Tim Kemenperin yang meninjau kondisi terkini di PT.GNI itu dipimpin Plt. Direktur Perwilayahan Industri Joni Afrizon dan Direktur Ketahanan dan Iklim Industri Binoni Napitupulu.
PT.GNI adalah salah satu proyek strategis nasional bidang hilirisasi industri pertambangan yang menanamkan modalnya senilai 3 miliar dolar AS atau sekitar Rp40 triliun yang telah merealisasi pembangunan sejumlah smelter yang menghasilkan ferronikel.

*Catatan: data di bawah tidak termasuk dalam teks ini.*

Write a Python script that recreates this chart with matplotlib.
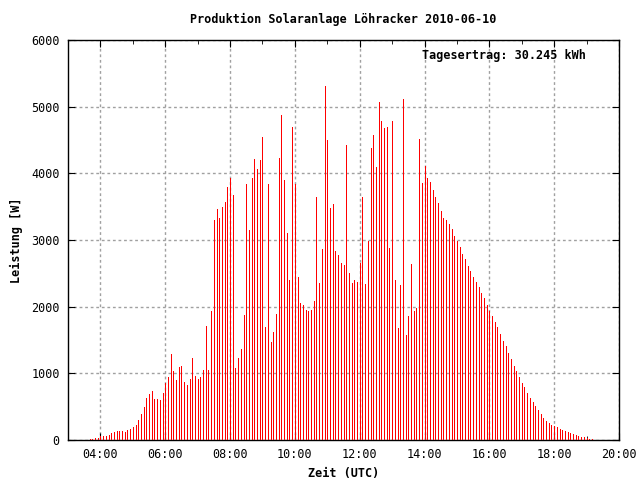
import matplotlib
matplotlib.use("Agg")
import matplotlib.pyplot as plt
import numpy as np

# 5-minute power readings, first sample at 03:40 UTC
start_hour = 3 + 40 / 60
step_hours = 5 / 60
power = [
    20, 20, 35, 35, 60, 65, 65, 80, 105, 120,
    135, 135, 135, 120, 150, 165, 195, 225, 300, 390,
    495, 630, 690, 735, 615, 615, 600, 705, 850, 945,
    1290, 1035, 900, 1095, 1110, 870, 825, 915, 1230, 960,
    915, 945, 1050, 1715, 1050, 1935, 3300, 3465, 3330, 3495,
    3570, 3795, 3930, 3675, 1080, 1230, 1365, 1875, 3840, 3150,
    3930, 4215, 4065, 4200, 4545, 1695, 3840, 1470, 1620, 1890,
    4230, 4875, 3900, 3105, 2400, 4695, 3845, 2445, 2055, 2025,
    1950, 1935, 1950, 2085, 3645, 2355, 2865, 5310, 4500, 3480,
    3540, 2835, 2775, 2655, 2625, 4425, 2505, 2355, 2400, 2370,
    2660, 3645, 2340, 2985, 4380, 4575, 4095, 5070, 4785, 4680,
    4695, 2880, 4785, 2400, 1680, 2325, 5115, 1575, 1860, 2640,
    1935, 1980, 4515, 3855, 4110, 3930, 3870, 3750, 3645, 3555,
    3435, 3330, 3300, 3240, 3165, 3060, 2985, 2895, 2790, 2715,
    2610, 2535, 2445, 2370, 2295, 2205, 2130, 2025, 1935, 1860,
    1770, 1695, 1590, 1485, 1410, 1305, 1215, 1110, 1035, 945,
    855, 795, 705, 630, 570, 510, 450, 390, 330, 285,
    255, 225, 210, 195, 165, 150, 135, 120, 105, 90,
    75, 60, 45, 45, 30, 15, 15,
]
major_hours = [4, 6, 8, 10, 12, 14, 16, 18, 20]
minor_hours = [3, 5, 7, 9, 11, 13, 15, 17, 19]
y_ticks = [0, 1000, 2000, 3000, 4000, 5000, 6000]

hours = start_hour + np.arange(len(power)) * step_hours

mono = 'DejaVu Sans Mono'
fs = 8.5

fig = plt.figure(figsize=(6.4, 4.8), dpi=100)
ax = fig.add_axes([68 / 640, 40 / 480, 551 / 640, 400 / 480])

# one-pixel impulses
ax.vlines(hours, 0, power, colors='#ff0000', linewidth=0.72, antialiased=False, zorder=3)

ax.set_xlim(3, 20)
ax.set_ylim(0, 6000)
ax.set_xticks(major_hours)
ax.set_xticklabels([f'{h:02d}:00' for h in major_hours], family=mono, fontsize=fs)
ax.set_xticks(minor_hours, minor=True)
ax.set_yticks(y_ticks)
ax.set_yticklabels([str(v) for v in y_ticks], family=mono, fontsize=fs)

ax.tick_params(which='both', direction='in', top=True, right=True, pad=6)
ax.tick_params(which='major', length=5)
ax.tick_params(which='minor', length=3)
ax.grid(True, which='major', color='#a0a0a0', linestyle=(0, (2, 2)), linewidth=1.0, zorder=1)

for s in ax.spines.values():
    s.set_linewidth(1.0)
    s.set_color('black')

ax.set_title('Produktion Solaranlage Löhracker 2010-06-10', family=mono,
             fontsize=fs, fontweight='bold', pad=12)
ax.set_xlabel('Zeit (UTC)', family=mono, fontsize=fs, fontweight='bold', labelpad=4)
ax.set_ylabel('Leistung [W]', family=mono, fontsize=fs, fontweight='bold', labelpad=6)

ax.text(0.94, 0.96, 'Tagesertrag: 30.245 kWh', transform=ax.transAxes,
        ha='right', va='center', family=mono, fontsize=fs, fontweight='bold')

fig.savefig('out.png', dpi=100)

Namun industri ini mengalami musibah setelah aksi unjuk rasa karyawan yang menuntut perbaikan di bidang kesehatan dan keselamatan kerja (K3) serta kesejahteraan, berubah menjadi rusuh karena ditunggangi oleh para provokator dari luar, sehingga terjadi bentrok antarkaryawan yang menyebabkan dua orang tewas.
Selain itu terjadi penjarahan asrama karyawan putri dan pembakaran sejumlah alat-alat berat seperti dump truck dan kendaraan operasional lainnya.
Pihak kepolisian menyebutkan bahwa penegakkan hukum sedang berlangsung terhadap para perusuh. Dari 70 orang yang ditangkap polisi saat kejadian, sebanyak 17 orang telah ditetapkan menjadi tersangka, seorang di antaranya anak di bawah umur.
Tindakan anarkis ini tidak saja merugikan perusahaan yang sangat besar dan terhentinya operasional pabrik selama dua hari, tetapi juga masyarakat luas yang usahanya terpaksa tutup.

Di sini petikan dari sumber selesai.